Saturday, August 13, 2011

Selfish little old me & my birthday

This past week was my birthday! To be honest, birthdays always make me a little sad. Not because Im one year older, but because its kinda like Christmas. At the end of the day you always feel a little bit disappointed. Its something you look forward to, there lots of hype about it, and then it comes and goes just like every other day!

I do have to say though, I spent my birthday with some very special people. I went out for breakfast with my MIL (mother in law) and when I told Eli that it was my birthday, he exclaimed "Happy Birthday!!" My love tank was very full!! I dont know how he knew to say happy birthday, but it sure made me feel loved that my 2 year old would say it!

In the evening I went out with my bestest friend for wings and drinks. We had a great time chatting, laughing and planning our trip to Vegas!! Its coming up in less than 2 weeks, and we're so excited!

On Friday night, Andy planned a surprise party for me with our family and again my dear best friend! We went bowling, and even Eli got his own little pair of shoes and his own lane to bowl in!! It was very special!

But let me be completely honest here... I was a complete cow to my husband this week when it came to the topic of my birthday.  There were a few things that happened, and I was angry and moody with him. At the end of the day I was so frustrated and again disappointed.

"Why didn't so and so call me to say happy birthday?" "If my birthday was important to _______, they would've come to my birthday party!" "This is the second year ________, didnt come to my party!" "She didnt______" "He didn't_______!!" "Its my birthday, if I want to be in a bad mood I can!!" "Its my birthday, the one day of the year where I should get to_______!!" Fill in the blank I probably thought it in one way or another! It was all about me, and no one else! I went out of my way to make Andy feel bad because of one thing or another that wasn't done right or how I thought it should be!

Lets skip ahead now to church this evening. Eli & I went to church the 2 of us because Andy was at his best friends bachelor party (which he helped to plan!). Im always a little insecure sitting by myself at church. I sat in the 3rd row from the front, and there was no in front of me to look at. During worship I was feeling insecure, like all eyes were on me (of course, its all about me right?!) and God said to me, "Its only about me and you, Karla." And that was enough to make me feel secure and comfortable sitting there.

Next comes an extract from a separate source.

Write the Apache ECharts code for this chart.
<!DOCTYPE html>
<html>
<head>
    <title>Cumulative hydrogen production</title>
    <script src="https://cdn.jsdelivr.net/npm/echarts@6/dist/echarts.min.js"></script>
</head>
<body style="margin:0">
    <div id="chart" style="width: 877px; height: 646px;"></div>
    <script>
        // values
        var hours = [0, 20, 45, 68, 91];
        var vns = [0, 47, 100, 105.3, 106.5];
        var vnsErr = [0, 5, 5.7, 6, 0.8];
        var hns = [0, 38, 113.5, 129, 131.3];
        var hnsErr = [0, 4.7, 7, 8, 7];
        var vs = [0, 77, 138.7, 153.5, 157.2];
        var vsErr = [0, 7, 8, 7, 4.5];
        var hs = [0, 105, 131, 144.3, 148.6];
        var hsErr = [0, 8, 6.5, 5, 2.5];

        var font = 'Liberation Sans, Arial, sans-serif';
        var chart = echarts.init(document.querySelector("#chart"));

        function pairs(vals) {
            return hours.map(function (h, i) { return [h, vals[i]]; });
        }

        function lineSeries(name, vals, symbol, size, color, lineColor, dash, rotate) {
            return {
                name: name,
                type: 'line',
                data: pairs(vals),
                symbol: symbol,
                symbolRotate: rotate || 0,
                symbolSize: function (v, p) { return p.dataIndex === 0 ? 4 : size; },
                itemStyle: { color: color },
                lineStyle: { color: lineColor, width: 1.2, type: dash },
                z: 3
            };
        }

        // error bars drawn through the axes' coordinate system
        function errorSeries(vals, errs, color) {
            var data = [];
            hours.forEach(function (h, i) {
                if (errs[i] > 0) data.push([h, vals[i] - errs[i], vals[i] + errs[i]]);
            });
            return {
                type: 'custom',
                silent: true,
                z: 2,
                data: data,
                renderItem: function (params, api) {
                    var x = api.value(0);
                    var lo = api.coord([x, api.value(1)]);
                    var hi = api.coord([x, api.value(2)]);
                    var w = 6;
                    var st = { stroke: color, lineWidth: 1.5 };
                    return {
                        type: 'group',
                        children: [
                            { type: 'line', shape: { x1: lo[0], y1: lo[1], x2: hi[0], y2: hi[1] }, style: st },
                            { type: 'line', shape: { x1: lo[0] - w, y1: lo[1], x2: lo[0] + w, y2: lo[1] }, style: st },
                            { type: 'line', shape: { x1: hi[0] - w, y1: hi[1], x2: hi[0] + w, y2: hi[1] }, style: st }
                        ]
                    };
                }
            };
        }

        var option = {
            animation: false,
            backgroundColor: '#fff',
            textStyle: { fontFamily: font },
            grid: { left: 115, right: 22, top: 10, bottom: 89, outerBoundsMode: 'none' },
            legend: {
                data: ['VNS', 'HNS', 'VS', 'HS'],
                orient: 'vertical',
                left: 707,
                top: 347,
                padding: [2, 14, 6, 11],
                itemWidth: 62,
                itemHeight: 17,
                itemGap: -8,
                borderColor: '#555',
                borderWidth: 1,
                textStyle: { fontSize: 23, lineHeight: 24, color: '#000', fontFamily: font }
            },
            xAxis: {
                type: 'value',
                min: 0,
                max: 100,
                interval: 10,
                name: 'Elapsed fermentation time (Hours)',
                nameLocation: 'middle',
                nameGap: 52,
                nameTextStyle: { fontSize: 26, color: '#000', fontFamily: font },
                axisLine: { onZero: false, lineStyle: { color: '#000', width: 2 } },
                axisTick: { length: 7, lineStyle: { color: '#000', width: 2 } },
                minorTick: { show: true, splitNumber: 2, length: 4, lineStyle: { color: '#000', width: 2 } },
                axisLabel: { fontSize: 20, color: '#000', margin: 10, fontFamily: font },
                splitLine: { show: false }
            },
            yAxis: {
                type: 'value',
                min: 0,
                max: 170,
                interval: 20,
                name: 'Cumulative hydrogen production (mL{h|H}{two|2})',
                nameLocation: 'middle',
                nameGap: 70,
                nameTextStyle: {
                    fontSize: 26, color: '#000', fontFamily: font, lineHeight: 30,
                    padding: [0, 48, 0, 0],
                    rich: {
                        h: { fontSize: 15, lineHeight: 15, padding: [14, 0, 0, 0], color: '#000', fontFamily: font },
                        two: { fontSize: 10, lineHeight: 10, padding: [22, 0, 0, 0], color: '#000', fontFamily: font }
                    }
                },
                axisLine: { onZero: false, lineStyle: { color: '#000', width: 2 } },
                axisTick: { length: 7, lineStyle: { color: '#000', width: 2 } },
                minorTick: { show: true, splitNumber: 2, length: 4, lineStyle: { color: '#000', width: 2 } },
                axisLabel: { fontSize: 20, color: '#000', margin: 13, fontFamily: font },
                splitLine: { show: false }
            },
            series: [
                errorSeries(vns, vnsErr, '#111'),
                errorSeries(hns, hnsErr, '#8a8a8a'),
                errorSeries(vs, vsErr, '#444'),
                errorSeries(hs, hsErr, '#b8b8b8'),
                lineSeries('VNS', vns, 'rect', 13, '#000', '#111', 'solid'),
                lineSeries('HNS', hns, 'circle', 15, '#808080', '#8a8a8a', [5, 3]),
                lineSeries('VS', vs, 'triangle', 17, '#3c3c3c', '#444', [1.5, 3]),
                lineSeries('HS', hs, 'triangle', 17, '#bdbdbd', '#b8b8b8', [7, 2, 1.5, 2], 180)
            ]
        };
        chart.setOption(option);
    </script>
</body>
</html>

The sermons over the summer have really spoken to me. Its all about relationships, and it leaves me craving more! Thats how church should be!Thats how sermons should be. You leave wanting to hear and learn more! I dont want to miss a service because of how good the sermons have been!!

Tonight though... well it was again incredible once I could get over how uncomfortable it made me feel. The topic?  Selfishness    I sat there thinking "Really? Seriously, God? Selfishness??" After I've had one of the most selfish weeks ever in a very long time, I sit in church and hear a sermon about it? That can't be chance! There's nothing worse than sitting in church listening to a sermon that makes you so uncomfortable you want to crawl under the chair/pew! I think its always neat how God gets our attention, most of the time at least.

The sermon ended with talking about how a life centered on Christ will result in a life rich in relationships, and a life centered on yourself will result in a life void of meaning.

For me, this sermon was so convicting that 1) I owe my husband a huge apology for the way I treated him, 2) I feel like God just had a real talking with me, you know the talks you really would just rather sweep under the rug? 3) I really need to stop thinking about me and how I can better my life!

I've been wanting to write about my birthday for the past few days and Ive even sat down to write up a post, but nothing comes! Then tonight at church it hit me. I couldn't have been more selfish. It was poor me, and everything had to be about me, and no one else! Boy was I selfish. Way to get my attention and convict me, God!

If we lived our lives trying to serve others and not always make ourselves happy, how would this world be different? If I respect, and submit to my husband as Im supposed to, how would our marriage be different? If I wasn't so selfish to what I want, how would my relationship with God be different? How would my relationships with my family and friends be different?

Philippians 2:3-4 -Do nothing out of selfish ambition or vain conceit. Rather, in humility value others above yourselves, 4 not looking to your own interests but each of you to the interests of others.

3 comments:

Jimmy "The LionRock" Robertson said...

Preach it preacher!
No but seriously I liked your blog today!
Happy belated lol
goodnight

Celebrant Bonnie said...

Motherhood has a way of changing our expectations. Best post in a very long time my girl! I love you!

Katherine said...

Loved this!! I think we could ALL do with a kick in the butt sometimes!